Work is currently in-progress to fix all of this.

### Reporting errors directly

Use `error_support::report_error!` to record errors directly, outside the error conversion process.
It uses the same formatting as `println!`.

### Breadcrumbs

Use `error_support::breadcrumb!` macro to record error breadcrumbs to provide error context.
Error reports will include the most recent 20 breadcrumbs.
`breadcrumb!` also uses the same formatting as `println!`.

## Metrics

Use [Glean](https://mozilla.github.io/glean/book/index.html) to record metrics for your components.
Unfortunately, Glean metrics can not be recorded from Rust directly, but there is currently [work in progress to fix this](https://bugzilla.mozilla.org/show_bug.cgi?id=2012752).
In the meantime, you'll need to use a workaround to record your metrics.

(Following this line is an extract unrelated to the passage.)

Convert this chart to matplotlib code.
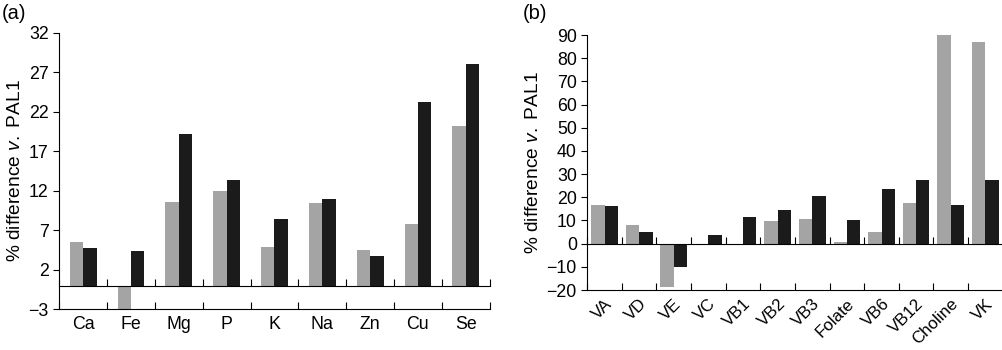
import numpy as np
import matplotlib
matplotlib.use("Agg")
import matplotlib.pyplot as plt

plt.rcParams['font.family'] = ['Liberation Sans', 'DejaVu Sans']
plt.rcParams['mathtext.fontset'] = 'custom'
plt.rcParams['mathtext.rm'] = 'Liberation Sans'
plt.rcParams['mathtext.it'] = 'Liberation Sans:italic'

# Panel (a): minerals
minerals = ["Ca", "Fe", "Mg", "P", "K", "Na", "Zn", "Cu", "Se"]
min_gray = [5.5, -3.0, 10.6, 12.0, 4.9, 10.5, 4.5, 7.8, 20.2]
min_black = [4.8, 4.4, 19.2, 13.4, 8.4, 11.0, 3.7, 23.2, 28.0]
min_yticks = [-3, 2, 7, 12, 17, 22, 27, 32]

# Panel (b): vitamins
vitamins = ["VA", "VD", "VE", "VC", "VB1", "VB2", "VB3", "Folate", "VB6",
            "VB12", "Choline", "VK"]
vit_gray = [16.7, 8.2, -18.8, 0.0, 0.0, 9.6, 10.6, 0.6, 4.9, 17.5, 90.0, 86.8]
vit_black = [16.1, 5.2, -9.9, 3.6, 11.6, 14.7, 20.4, 10.1, 23.7, 27.5, 16.5, 27.5]
vit_yticks = [-20, -10, 0, 10, 20, 30, 40, 50, 60, 70, 80, 90]

GRAY = "#a4a4a4"
BLACK = "#1b1b1b"
FS = 12.8

fig = plt.figure(figsize=(10.03, 3.5), dpi=100)
axA = fig.add_axes([0.0591, 0.1163, 0.4291, 0.7903])
axB = fig.add_axes([0.5855, 0.1714, 0.4142, 0.7286])


def draw(ax, cats, g, b, yticks, width, rot):
    n = len(cats)
    x = np.arange(n)
    ax.bar(x - width / 2, g, width, color=GRAY, linewidth=0)
    ax.bar(x + width / 2, b, width, color=BLACK, linewidth=0)
    ax.set_xlim(-0.5, n - 0.5)
    ax.set_ylim(yticks[0], yticks[-1])
    ax.set_yticks(yticks)
    ax.set_yticklabels([str(t).replace("-", "\u2212") for t in yticks], fontsize=FS)
    ax.tick_params(axis='y', direction='out', length=4.5, width=0.8, pad=3)
    bounds = np.arange(n + 1) - 0.5
    ax.set_xticks(bounds, minor=False)
    ax.set_xticklabels([])
    ax.tick_params(axis='x', which='major', direction='in', length=5, width=0.8)
    ax.set_xticks(x, minor=True)
    if rot:
        ax.set_xticklabels(cats, minor=True, fontsize=12.2, rotation=45,
                           ha='right', va='top', rotation_mode='anchor')
        ax.tick_params(axis='x', which='minor', length=0, pad=4.5)
    else:
        ax.set_xticklabels(cats, minor=True, fontsize=FS)
        ax.tick_params(axis='x', which='minor', length=0, pad=5)
    # zero line with upward ticks at category boundaries
    ax.plot(bounds, np.zeros_like(bounds), color='black', lw=0.8,
            marker=2, markersize=5, markeredgewidth=0.8, clip_on=False, zorder=3)
    for s in ["top", "right"]:
        ax.spines[s].set_visible(False)
    for s in ["left", "bottom"]:
        ax.spines[s].set_linewidth(0.8)
    ax.set_ylabel(r"% difference $\mathit{v.}$ PAL1", fontsize=13.8, labelpad=3)


draw(axA, minerals, min_gray, min_black, min_yticks, 0.28, False)
draw(axB, vitamins, vit_gray, vit_black, vit_yticks, 0.385, True)

fig.text(0.002, 0.988, "(a)", fontsize=14.5, ha='left', va='top')
fig.text(0.521, 0.988, "(b)", fontsize=14.5, ha='left', va='top')

fig.savefig("out.png", dpi=100)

On Kotlin, this usually means creating wrapper code in application-services ([example](https://github.com/mozilla/application-services/blob/d60a631522cff4a8a7df449e68e173f163dac70b/components/logins/android/src/main/java/mozilla/appservices/logins/DatabaseLoginsStorage.kt#L128-L133)).
On Swift, the wrapper code lives in firefox-ios ([example](https://github.com/mozilla-mobile/firefox-ios/blob/87eedafa1244839c6ead660c118e65000afbb5f2/MozillaRustComponents/Sources/MozillaRustComponentsWrapper/Logins/LoginsStorage.swift#L44))
On Desktop, we don't have a great story at the moment.

### Defining new metrics

* Create a `metrics.yaml` file if it doesn't exist and add new entries to it.
  See the [Glean book](https://mozilla.github.io/glean/book/user/metrics/adding-new-metrics.html) for details.
  It's often helpful to use an existing `metrics.yaml` file from another component as a template.
* Open a PR to get [data review](https://wiki.mozilla.org/Data_Collection) for your metrics.
* If you created a new `metrics.yaml` file, you may need to hook it up to `probe-scraper` so that it's available there.
  See https://bugzilla.mozilla.org/show_bug.cgi?id=2019535 for discussion.
  This issue will probably go away when we move the application-services code into moz-central.

## Dashboards

The [generate-rust-dashboards tool](https://github.com/mozilla/application-services/tree/main/tools/generate-rust-dashboards)
can be used to generate dashboards for your team's Rust components.
The dashboards can track both component errors and metrics in a single page.

### Rust code setup

* Add your component as a variant of the [`Component` enum](https://github.com/mozilla/application-services/blob/dd910ef65ea4f4079e8730de5c0b0d7040afa422/tools/generate-rust-dashboards/src/component_config.rs#L10).
  Update the methods below and add a case for your component variant.
* Add your team config to the [all_dashboards()](https://github.com/mozilla/application-services/blob/dd910ef65ea4f4079e8730de5c0b0d7040afa422/tools/generate-rust-dashboards/src/team_config.rs#L9).
  Use the existing `TeamConfig` instances as a template for your team.

### bigquery-etl

Before metrics can be graphed on a dashboard, you'll need to add them to our `bigquery-etl` configuration.
This greatly improves performance by aggregating metrics on a daily basis to a new table
The dashboard code uses the aggregate tables in it's `FROM` statements,
so you won't see anything until you complete this step.

* Clone the [bigquery-etl](https://github.com/mozilla/bigquery-etl) repository
* Update [rust_component_metrics/__init__.py](https://github.com/mozilla/bigquery-etl/blob/154c7942574adbd8d798162d04a139c3db9b397a/sql_generators/rust_component_metrics/__init__.py#L16) and add entries for your metrics
* Open a `bigquery-etl` PR and wait for it to be merged.
  On success, aggregate tables will start being populated the following day.
  On failure, the sync team will get an Airflow failure notification and should be able to help you fix the error.

### Creating a dashboard on Yardstick

* Ensure you have a yardstick account by going to [Yardstick](https://yardstick.mozilla.org/) and logging in using Mozilla SSO.
  You should have “editor” access and can create, edit, and delete dashboards and alerts.
  If not, go to the [Yardstick Grafana User Guide](https://mozilla-hub.atlassian.net/wiki/spaces/SRE/pages/886866077/Yardstick+Grafana+Service+User+Guide).
* Run `cargo generate-rust-dashboards [team-slug] [output-dir]`.
  This will generate a set of JSON files for each dashboard page in `[output-dir]`
* Log in to [https://yardstick.mozilla.org/](https://yardstick.mozilla.org/)
* Create a folder in yardstick for your team (optional, but highly recommended)
* From that folder, use the `New` button, select `Import`, and upload each of the generated JSON files to create the dashboards.

Congratulations, you now have a dashboard for your team's components!

In the future you can edit the Rust code and re-import the JSON files to update your dashboards.
Grafana will ensure this modifies the current dashboards rather than creating a new one.

### Currently supported metrics

Dashboards currently support the following metrics:

* counter and labeled counter
* distribution and labeled distribution
* event

If you want to use another metric please open a bugzilla ticket in `Application services / General`.
It's likely that it will be easy to implement, we just haven't done it yet.